Au départ, ce sont les personnages qui sont perdus, ensuite vient le moment où nous aussi, spectateurs, faisons l'expérience de cette perdition.
Gus Van Sant réussit à nous faire perdre nos habitudes visuelles, en jouant notamment avec les échelles de plans. En faisant une juxtaposition de gros plan suivi de plans d'ensemble fixe, et vis-versa, il laisse le spectateur face à l'immensité du paysage, à la finitude d'un monde sans âge et sans limite. Sans corps dans la champs, nous n'avons aucune idée de la taille des éléments : est ce un rocher ou un simple caillou, une montagne ou une colline? On est incapable de donner une dimension à ce que l'on voit! Nous sommes face à un champs visuel, sans hors champs, sans contre champs: nous voyons tout et pourtant il n'y a rien.

Il en est de même pour la temporalité. Au début du voyage, le rythme de la journée est perceptible. La couleurs du ciel qui s'échauffe marque le crépuscule, puis tombe la nuit. Mais dès celle-ci passée, les Gerry enchainent des déserts de plus en plus "désertique". Il n'y a plus aucun signe de la temporalité. On n'a plus aucune idée du temps qui passe. Le réalisateur nous a enlevé tous les signe de ponctuation, de respiration. Nous sommes plongés dans un monde où les lieux se suivent mais ne se ressemblent pas, où le silence et l'absence de vie s'impose à nous.
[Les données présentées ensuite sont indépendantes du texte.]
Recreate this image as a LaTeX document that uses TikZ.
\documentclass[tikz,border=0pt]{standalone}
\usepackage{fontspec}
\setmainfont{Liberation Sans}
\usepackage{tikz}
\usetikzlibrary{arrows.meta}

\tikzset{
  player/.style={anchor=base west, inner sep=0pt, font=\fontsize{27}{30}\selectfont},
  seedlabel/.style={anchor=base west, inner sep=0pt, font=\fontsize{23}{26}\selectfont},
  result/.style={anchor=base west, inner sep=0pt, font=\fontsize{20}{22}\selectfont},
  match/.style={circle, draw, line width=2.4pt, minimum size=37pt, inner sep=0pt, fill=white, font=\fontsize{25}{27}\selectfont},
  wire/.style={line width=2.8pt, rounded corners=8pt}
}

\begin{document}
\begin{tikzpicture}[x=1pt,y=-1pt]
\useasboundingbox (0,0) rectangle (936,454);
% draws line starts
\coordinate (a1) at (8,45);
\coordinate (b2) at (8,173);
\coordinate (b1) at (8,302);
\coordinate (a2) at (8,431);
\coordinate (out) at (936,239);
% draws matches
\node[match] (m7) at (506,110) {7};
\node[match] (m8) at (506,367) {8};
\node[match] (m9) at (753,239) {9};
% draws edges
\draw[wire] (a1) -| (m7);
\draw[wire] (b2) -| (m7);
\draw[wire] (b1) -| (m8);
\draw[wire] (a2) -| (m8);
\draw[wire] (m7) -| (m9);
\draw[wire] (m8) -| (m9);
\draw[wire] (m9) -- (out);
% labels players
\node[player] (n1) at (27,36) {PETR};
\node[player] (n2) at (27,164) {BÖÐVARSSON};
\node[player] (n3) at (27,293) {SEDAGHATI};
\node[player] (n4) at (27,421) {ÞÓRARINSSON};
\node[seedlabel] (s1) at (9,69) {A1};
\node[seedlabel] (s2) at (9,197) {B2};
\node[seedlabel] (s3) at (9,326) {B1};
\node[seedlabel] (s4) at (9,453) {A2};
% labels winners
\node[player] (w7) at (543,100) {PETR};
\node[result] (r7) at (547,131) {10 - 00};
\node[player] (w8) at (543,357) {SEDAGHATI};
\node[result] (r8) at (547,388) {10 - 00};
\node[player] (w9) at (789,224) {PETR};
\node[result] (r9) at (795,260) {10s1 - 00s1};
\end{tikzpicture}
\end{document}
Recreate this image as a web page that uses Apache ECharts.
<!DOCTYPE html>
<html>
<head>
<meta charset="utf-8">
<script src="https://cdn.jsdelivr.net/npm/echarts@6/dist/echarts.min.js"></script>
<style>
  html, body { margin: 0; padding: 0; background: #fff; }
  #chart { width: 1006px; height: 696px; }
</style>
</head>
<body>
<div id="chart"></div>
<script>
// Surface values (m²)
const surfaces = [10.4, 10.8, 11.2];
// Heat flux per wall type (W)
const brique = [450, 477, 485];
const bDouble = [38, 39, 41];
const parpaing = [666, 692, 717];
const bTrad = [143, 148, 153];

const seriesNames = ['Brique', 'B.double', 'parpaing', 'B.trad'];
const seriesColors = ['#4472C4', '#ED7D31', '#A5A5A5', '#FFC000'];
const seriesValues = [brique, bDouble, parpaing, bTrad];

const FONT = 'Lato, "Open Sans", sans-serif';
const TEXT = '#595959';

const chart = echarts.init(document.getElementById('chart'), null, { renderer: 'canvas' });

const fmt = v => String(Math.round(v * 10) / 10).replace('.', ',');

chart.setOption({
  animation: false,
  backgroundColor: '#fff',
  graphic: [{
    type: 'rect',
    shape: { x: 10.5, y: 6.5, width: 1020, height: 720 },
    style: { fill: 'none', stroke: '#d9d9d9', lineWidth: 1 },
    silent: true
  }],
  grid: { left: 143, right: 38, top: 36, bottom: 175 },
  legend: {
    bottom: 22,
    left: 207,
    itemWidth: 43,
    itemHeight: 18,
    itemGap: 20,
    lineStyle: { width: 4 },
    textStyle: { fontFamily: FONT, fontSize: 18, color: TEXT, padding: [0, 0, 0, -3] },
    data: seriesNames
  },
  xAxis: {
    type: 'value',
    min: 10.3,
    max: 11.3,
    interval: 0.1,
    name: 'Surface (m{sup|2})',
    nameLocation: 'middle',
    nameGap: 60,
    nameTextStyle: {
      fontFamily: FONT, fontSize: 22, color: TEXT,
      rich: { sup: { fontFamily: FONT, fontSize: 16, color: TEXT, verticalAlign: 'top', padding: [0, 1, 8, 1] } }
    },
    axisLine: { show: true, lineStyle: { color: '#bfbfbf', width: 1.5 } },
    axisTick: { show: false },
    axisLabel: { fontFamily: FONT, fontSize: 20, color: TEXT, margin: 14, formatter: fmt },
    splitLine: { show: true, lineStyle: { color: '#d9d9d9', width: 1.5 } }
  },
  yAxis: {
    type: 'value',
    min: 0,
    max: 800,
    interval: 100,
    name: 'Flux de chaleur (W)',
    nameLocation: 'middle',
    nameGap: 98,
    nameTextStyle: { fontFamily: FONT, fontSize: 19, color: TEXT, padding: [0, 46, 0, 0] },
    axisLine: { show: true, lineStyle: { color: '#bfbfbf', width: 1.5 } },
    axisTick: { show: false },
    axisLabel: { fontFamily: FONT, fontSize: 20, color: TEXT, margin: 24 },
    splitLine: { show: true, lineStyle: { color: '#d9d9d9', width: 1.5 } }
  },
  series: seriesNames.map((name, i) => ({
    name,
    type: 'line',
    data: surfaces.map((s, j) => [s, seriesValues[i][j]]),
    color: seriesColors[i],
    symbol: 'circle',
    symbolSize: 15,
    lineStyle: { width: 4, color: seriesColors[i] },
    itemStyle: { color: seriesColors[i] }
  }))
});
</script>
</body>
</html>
Le vide se crée, le monde se vide pour au final devenir un page blanche (le désert de sel), un plan sans profondeur. Les Gerry sont devenue deux ombres, sans vie à la démarche mécanique. Le désert a pris possession de ses êtres, les vidant de toute humanité.

Personnellement, je pense que Gerry est le reflet d'une jeunesse en perte de repère.
Alors qu'ils avaient une route définie (au début) ils ont voulu s'en écarter pour faire l'expérience de la liberté. Mais en voulant s'affranchir des règles, ils vont se perdre géographiquement, psychologiquement et enfin pour l'un d'entre eux physiquement. Au final, ils vont faire l'expérience de la perdition et de la mort.

Comme je le disais au départ, nous aussi, spectateurs sommes perdus. Gus Van Sant nous a ôté tous nos repères de spectateurs (rien que par la suppression du scénario, puis les éléments spacio-temporels) pour nous faire ressentir la sensation du vide.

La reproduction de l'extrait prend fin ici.